Cette cascade d'événements ne peut se comprendre que dans le contexte politique qui a présidé aux élections de juillet 1978 :
– des pressions exercées par les États-Unis sur le gouvernement du général Banzer (au pouvoir depuis 1971) pour qu'il redonne au gouvernement bolivien une légitimité démocratique ;
– une volonté, de la part du gouvernement, de mobiliser toutes les forces nationales sur une consultation électorale, à la veille de cette année 1979, année du centenaire de la guerre du Pacifique qui a privé les Boliviens d'un accès à la mer dont ils revendiquent régulièrement la restitution ;
– l'espoir, de la part du gouvernement militaire, de pouvoir imposer par les urnes le président de son choix. En effet, l'opposition ne parvient pas à l'unité politique qu'elle a réalisée sur le plan syndical.

L'opposition ne présente pas moins de huit candidats, parmi lesquels les deux leaders du Mouvement nationaliste révolutionnaire (MNR), Paz Estenssoro et Siles Suazo, le second reprochant au premier d'avoir soutenu le général Banzer. Le candidat officiel peut, en outre, espérer recueillir les voix de la Phalange, qui ne présente pas de candidats. Or, ces calculs se révèlent faux. Siles Suazo, le leader du MNR progressiste, candidat de l'union démocratique populaire qui a l'appui du parti prosoviétique, du Mouvement de la gauche révolutionnaire (MIR), du Mouvement nationaliste indien Tupac Katari (qui participe pour la première fois à des élections nationales) et de l'Alliance pour la liberté nationale (de l'ancien président Torres), arrive en tête dans de nombreuses circonscriptions.

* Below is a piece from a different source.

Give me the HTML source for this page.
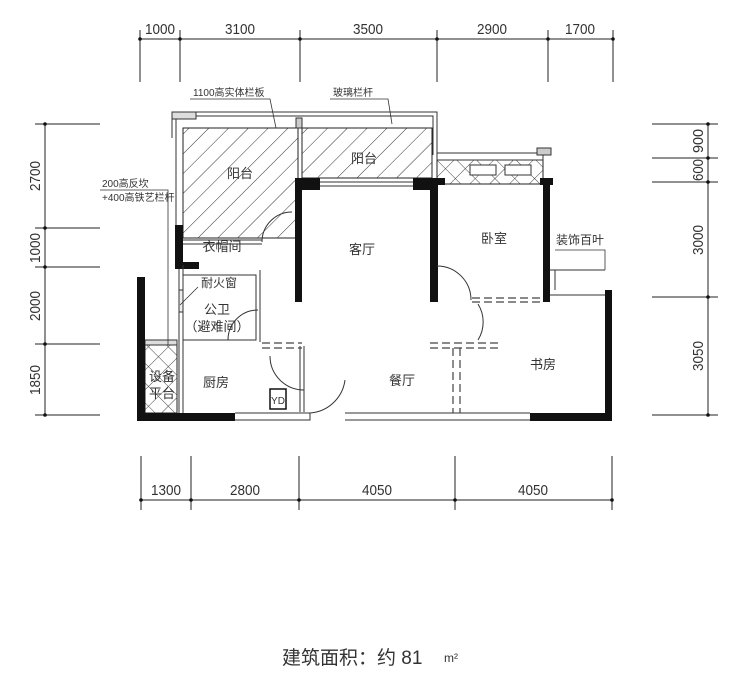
<!DOCTYPE html>
<html><head><meta charset="utf-8"><style>
html,body{margin:0;padding:0;background:#fff;}
svg{display:block;}
text{font-family:"Liberation Sans","Noto Sans CJK SC",sans-serif;fill:#333;}
</style></head><body>
<svg width="746" height="687" viewBox="0 0 746 687" xmlns="http://www.w3.org/2000/svg">
<defs>
<pattern id="hat" width="14" height="14" patternUnits="userSpaceOnUse" patternTransform="rotate(45)">
<line x1="0" y1="0" x2="0" y2="14" stroke="#333" stroke-width="1"/></pattern>
<pattern id="cross" width="14" height="14" patternUnits="userSpaceOnUse" patternTransform="rotate(45)">
<line x1="0" y1="0" x2="0" y2="14" stroke="#333" stroke-width="0.9"/><line x1="0" y1="0" x2="14" y2="0" stroke="#333" stroke-width="0.9"/></pattern>
</defs>
<g stroke="#222" stroke-width="1" fill="none">
<line x1="140" y1="39" x2="613" y2="39"/>
<line x1="140" y1="30" x2="140" y2="82"/><line x1="180" y1="30" x2="180" y2="82"/>
<line x1="300" y1="30" x2="300" y2="82"/><line x1="437" y1="30" x2="437" y2="82"/>
<line x1="548" y1="30" x2="548" y2="82"/><line x1="613" y1="30" x2="613" y2="82"/>
<line x1="45" y1="124" x2="45" y2="415"/>
<line x1="35" y1="124" x2="100" y2="124"/><line x1="35" y1="228" x2="100" y2="228"/>
<line x1="35" y1="267" x2="100" y2="267"/><line x1="35" y1="344" x2="100" y2="344"/>
<line x1="35" y1="415" x2="100" y2="415"/>
<line x1="708" y1="124" x2="708" y2="415"/>
<line x1="652" y1="124" x2="718" y2="124"/><line x1="652" y1="158" x2="718" y2="158"/>
<line x1="652" y1="182" x2="718" y2="182"/><line x1="652" y1="297" x2="718" y2="297"/>
<line x1="652" y1="415" x2="718" y2="415"/>
<line x1="141" y1="500" x2="612" y2="500"/>
<line x1="141" y1="456" x2="141" y2="510"/><line x1="191" y1="456" x2="191" y2="510"/>
<line x1="299" y1="456" x2="299" y2="510"/><line x1="455" y1="456" x2="455" y2="510"/>
<line x1="612" y1="456" x2="612" y2="510"/>
</g>
<g fill="#111">
<circle cx="140" cy="39" r="1.8"/><circle cx="180" cy="39" r="1.8"/><circle cx="300" cy="39" r="1.8"/><circle cx="437" cy="39" r="1.8"/><circle cx="548" cy="39" r="1.8"/><circle cx="613" cy="39" r="1.8"/>
<circle cx="45" cy="124" r="1.8"/><circle cx="45" cy="228" r="1.8"/><circle cx="45" cy="267" r="1.8"/><circle cx="45" cy="344" r="1.8"/><circle cx="45" cy="415" r="1.8"/>
<circle cx="708" cy="124" r="1.8"/><circle cx="708" cy="158" r="1.8"/><circle cx="708" cy="182" r="1.8"/><circle cx="708" cy="297" r="1.8"/><circle cx="708" cy="415" r="1.8"/>
<circle cx="141" cy="500" r="1.8"/><circle cx="191" cy="500" r="1.8"/><circle cx="299" cy="500" r="1.8"/><circle cx="455" cy="500" r="1.8"/><circle cx="612" cy="500" r="1.8"/>
</g>
<g font-size="15" text-anchor="middle" style="font-family:'DejaVu Sans Condensed','Liberation Sans Narrow','Liberation Sans',sans-serif" fill="#333">
<text x="160" y="34" textLength="30" lengthAdjust="spacingAndGlyphs">1000</text><text x="240" y="34" textLength="30" lengthAdjust="spacingAndGlyphs">3100</text><text x="368" y="34" textLength="30" lengthAdjust="spacingAndGlyphs">3500</text><text x="492" y="34" textLength="30" lengthAdjust="spacingAndGlyphs">2900</text><text x="580" y="34" textLength="30" lengthAdjust="spacingAndGlyphs">1700</text>
<text x="166" y="495" textLength="30" lengthAdjust="spacingAndGlyphs">1300</text><text x="245" y="495" textLength="30" lengthAdjust="spacingAndGlyphs">2800</text><text x="377" y="495" textLength="30" lengthAdjust="spacingAndGlyphs">4050</text><text x="533" y="495" textLength="30" lengthAdjust="spacingAndGlyphs">4050</text>
<text transform="translate(40,176) rotate(-90)" textLength="30" lengthAdjust="spacingAndGlyphs">2700</text>
<text transform="translate(40,248) rotate(-90)" textLength="30" lengthAdjust="spacingAndGlyphs">1000</text>
<text transform="translate(40,306) rotate(-90)" textLength="30" lengthAdjust="spacingAndGlyphs">2000</text>
<text transform="translate(40,380) rotate(-90)" textLength="30" lengthAdjust="spacingAndGlyphs">1850</text>
<text transform="translate(703,141) rotate(-90)" textLength="24" lengthAdjust="spacingAndGlyphs">900</text>
<text transform="translate(703,170) rotate(-90)" textLength="22" lengthAdjust="spacingAndGlyphs">600</text>
<text transform="translate(703,240) rotate(-90)" textLength="30" lengthAdjust="spacingAndGlyphs">3000</text>
<text transform="translate(703,356) rotate(-90)" textLength="30" lengthAdjust="spacingAndGlyphs">3050</text>
</g>
<rect x="183" y="128" width="115" height="110" fill="url(#hat)" stroke="#222"/>
<rect x="302" y="128" width="130" height="50" fill="url(#hat)" stroke="#222"/>
<path d="M172 112 H437 V155 M176 116 H433 V155 M172 112 V138 M176 116 V240" stroke="#333" fill="none"/>
<rect x="172" y="112" width="24" height="7" fill="#ddd" stroke="#333"/>
<rect x="296" y="118" width="6" height="10" fill="#ccc" stroke="#333"/>
<rect x="437" y="160" width="106" height="24" fill="url(#cross)" stroke="#222"/>
<rect x="437" y="153" width="106" height="7" fill="none" stroke="#333"/>
<rect x="470" y="165" width="26" height="10" fill="#fff" stroke="#333"/>
<rect x="505" y="165" width="26" height="10" fill="#fff" stroke="#333"/>
<rect x="537" y="148" width="14" height="7" fill="#ccc" stroke="#333"/>
<rect x="145" y="345" width="32" height="68" fill="url(#cross)" stroke="#222"/>
<rect x="145" y="340" width="32" height="5" fill="#ddd" stroke="#333"/>
<g fill="#111">
<rect x="137" y="277" width="8" height="144"/>
<rect x="137" y="413" width="98" height="8"/>
<rect x="175" y="225" width="8" height="40"/>
<rect x="175" y="262" width="24" height="7"/>
<rect x="295" y="178" width="7" height="124"/>
<rect x="295" y="178" width="25" height="12"/>
<rect x="413" y="178" width="25" height="12"/>
<rect x="430" y="178" width="8" height="124"/>
<rect x="430" y="178" width="15" height="7"/>
<rect x="543" y="178" width="7" height="124"/>
<rect x="540" y="178" width="13" height="7"/>
<rect x="605" y="290" width="7" height="131"/>
<rect x="530" y="413" width="82" height="8"/>
</g>
<g stroke="#333" stroke-width="1" fill="none">
<path d="M183 265 V413 M179 269 V413"/>
<path d="M183 275 H256 V340 H183"/>
<path d="M260 270 V342"/>
<path d="M235 413 H310 V420 H235 M345 413 H530 M345 420 H530"/>
<path d="M320 182 H413 M320 186 H413"/>
<path d="M183 240 H262 M183 244 H262"/>
<path d="M300 346 V412 M304 346 V412"/>
<path d="M550 270 H605 M550 295 H605 M555 270 V290"/>
<path d="M262 242 A 30 30 0 0 1 292 212"/>
<path d="M228 340 A 30 30 0 0 1 258 310"/>
<path d="M270 356 A 34 34 0 0 0 304 390"/>
<path d="M345 380 A 38 38 0 0 1 310 413"/>
<path d="M437 266 A 34 34 0 0 1 471 300"/>
<path d="M478 304 A 34 34 0 0 1 478 340"/>
<rect x="179" y="290" width="4" height="22" fill="#eee"/>
</g>
<g stroke="#444" stroke-width="1.2" stroke-dasharray="8 4" fill="none">
<path d="M262 343 H302 M262 348 H302"/>
<path d="M430 343 H500 M430 348 H500"/>
<path d="M453 348 V413 M460 348 V413"/>
<path d="M472 298 H543 M472 302 H543"/>
</g>
<rect x="270" y="389" width="16" height="20" fill="none" stroke="#111" stroke-width="1.5"/>
<text x="278" y="404" font-size="10" text-anchor="middle">YD</text>
<g stroke="#333" fill="none" stroke-width="0.8">
<path d="M190 99 H270 L276 128"/><path d="M330 99 H388 L392 124"/>
<path d="M100 190 H168 V345"/>
<path d="M198 287 L180 305"/><path d="M555 250 H605 V270"/>
</g>
<g font-size="10" text-anchor="start">
<text x="193" y="96">1100高实体栏板</text>
<text x="333" y="96">玻璃栏杆</text>
<text x="102" y="187">200高反坎</text>
<text x="102" y="201">+400高铁艺栏杆</text>
</g>
<g font-size="13" text-anchor="middle">
<text x="240" y="178">阳台</text>
<text x="364" y="163">阳台</text>
<text x="222" y="251">衣帽间</text>
<text x="362" y="254">客厅</text>
<text x="494" y="243">卧室</text>
<text x="580" y="244" font-size="12">装饰百叶</text>
<text x="219" y="287" font-size="12">耐火窗</text>
<text x="217" y="314">公卫</text>
<text x="217" y="331">（避难间）</text>
<text x="216" y="387">厨房</text>
<text x="402" y="385">餐厅</text>
<text x="543" y="369">书房</text>
<text x="162" y="381">设备</text>
<text x="162" y="398">平台</text>
</g>
<text x="282" y="664" font-size="19" text-anchor="start">建筑面积：约 81</text>
<text x="444" y="662" font-size="12">m²</text>
</svg>
</body></html>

Les irrégularités du scrutin (présence de militaires dans les bureaux de vote, absence de bulletins de vote de l'opposition dans certains bureaux) ne suffisent pas à assurer le succès du candidat officiel, le général Pereda. Sa victoire est cependant annoncée, le 13 juillet, après la manipulation des résultats. Il doit, sous la pression du général Banzer, saisir le tribunal constitutionnel, qui annule les élections le 19 juillet et recommande de nouvelles élections dans les 180 jours.

L'issue du nouveau scrutin est incertaine ; à la fois pour les militaires, qui ne peuvent pas courir le risque de manipuler les urnes à nouveau, et pour le général Pereda lui-même, qui craint une nouvelle candidature du général Banzer. Le lendemain de l'annulation des élections, le 20 juillet, le général Pereda s'impose par un coup d'État. Avec l'aide de l'armée de l'air dont il est l'ancien commandant en chef, il obtient le ralliement de nombreux militaires que le progressisme de Siles Suazo inquiète.

Privilégiés

En votant massivement pour l'opposition en juillet 1978, les électeurs désapprouvent en fait la politique du général Banzer menée depuis 1971. Cette politique a apporté une certaine prospérité économique, mais une prospérité qui a profité à un petit nombre de privilégiés. Alors que 20 % de la population accapare plus de 60 % des revenus, le pouvoir d'achat des salariés a diminué de 33 % entre 1971 et 1978. Non seulement les classes moyennes, mais aussi les ouvriers mineurs et les paysans (qui représentent plus de la moitié de la population active) ont été sacrifiés à la croissance économique. Le pacte conclu entre l'armée et les paysans par le général Barrientos, et qui était devenu la clé de voûte des régimes militaires depuis 15 ans, est rompu ; les populations rurales reportent leurs voix sur celui qu'elles considèrent comme l'héritier politique de ce MNR qui leur a donné une réforme agraire. Ce phénomène important permet de mesurer la fragilité du gouvernement Pereda, qui conserve finalement pour seul appui ceux qui refusent les perspectives d'une victoire de la gauche.

Le général Pereda lève l'état d'urgence le 11 août 1978, après avoir déclaré, la veille, qu'aucune élection n'aurait lieu avant 1980. Lorsqu'il renforce le caractère militaire du cabinet, en novembre, la riposte ne se fait pas attendre : le 24 novembre 1978, le général Padilla prend le pouvoir et annonce des élections pour le 1er juillet 1979. Ce gouvernement, qui se proclame, par conséquent, transitoire, est remanié le 16 janvier 1979. Trois ministres (Travail, Affaires paysannes, Transports) sont remplacés. Deux d'entre eux ayant mené une politique d'ouverture, le changement est interprété comme un léger virage à droite destiné à rassurer les milieux patronaux. Mais l'orientation fondamentale ne paraît pas remise en question ; la loi électorale est modifiée pour éviter les fraudes (il y aura désormais un seul bulletin multicolore) et autorise les candidatures des dirigeants syndicaux.